C’est ce qu’éprouvèrent, en 1767, Pictet, de Saussure et Jallabert fils, sur la cime du Brevent. Le premier de ces savants, à mesure qu’il marquait sur son plan, la position de quelque montagne, en demandait le nom aux guides qu’on avait pris ; et pour la leur désigner, il la montrait du doigt en élevant la main. « Il s’aperçut que chaque fois qu’il faisait ce geste, il sentait au bout de son doigt une espèce de frémissement ou de picotement, semblable à celui qu’on éprouve lorsque l’on s’approche d’un globe de verre fortement électrisé. » L’électricité d’un nuage orageux, qui était vis-à-vis, fut la cause de cette sensation. L’effet fut le même sur les compagnons et les guides du voyage, et la force de l’électricité augmentant bientôt, la sensation produite par l’électricité devint à chaque instant plus vive ; elle était même accompagnée d’une espèce de sifflement. Jallabert, qui avait un galon à son chapeau, entendait autour de sa tête un bourdonnement effrayant, que les autres personnes entendirent aussi quand elles le mirent à leur tour sur leur tête. On tirait des étincelles du bouton d’or de ce chapeau, de même que de la virole de métal d’un grand bâton.

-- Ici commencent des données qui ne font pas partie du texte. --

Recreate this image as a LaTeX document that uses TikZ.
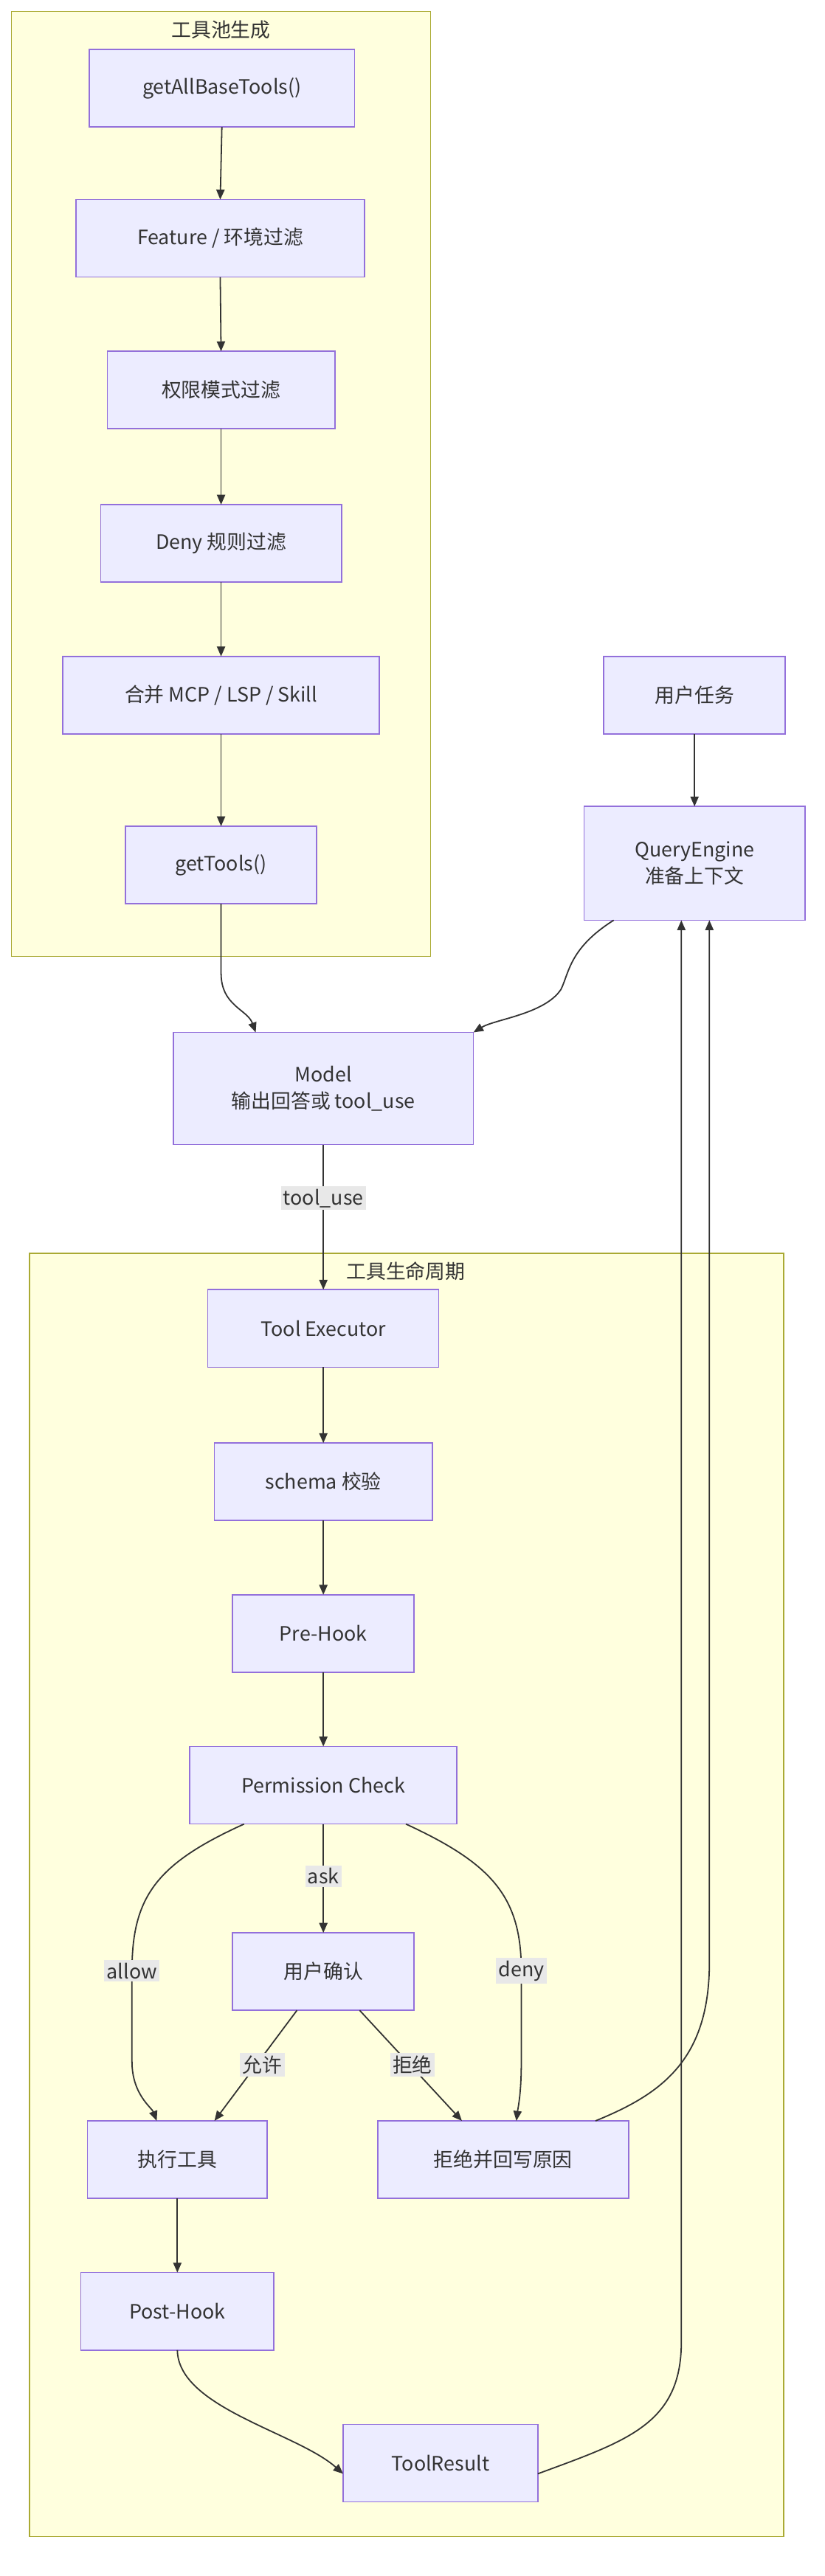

L’orage pouvant devenir dangereux, on descendit à dix ou douze toises plus bas, où l’on ne sentit plus d’électricité. Bientôt après il survint une petite pluie, l’orage se dissipa, et l’on remonta au sommet, où l’on ne trouva plus aucun signe d’électricité[3].

Ainsi, à toutes les époques, on a vu se manifester des phénomènes météoriques qui avaient l’électricité pour cause ; mais en l’absence de connaissances positives sur ce grand agent de la nature, ces phénomènes ne pouvaient être qu’un objet de curiosité. Un étonnement stérile était le seul sentiment que ce spectacle pût exciter, lorsqu’une idée superstitieuse ne venait pas couper court à toute tentative d’explication.

Bien que connus et depuis longtemps enregistrés dans les annales historiques, ces faits restèrent donc, pendant des siècles, isolés et inutiles pour la science. Cette mine précieuse, qui devait être un jour si féconde en découvertes, apparaissait par intervalles et se dévoilait aux yeux des hommes par quelque filon brillant, par quelque lumineuse échappée ; mais cet appel à l’investigation scientifique demeurait sans résultat. Nul ne pouvait encore essayer de remonter jusqu’à la source où se cachaient tant

  1. Transactions philosophiques, t. XLVIII, part. I, p. 210.
  2. De Saussure, Voyage dans les Alpes, in-8o, t. II, p. 56.
  3. De Saussure, Voyage dans les Alpes, in-8o, t. II, p. 155. — Histoire de l’Académie des sciences de Paris pour 1767, p. 33.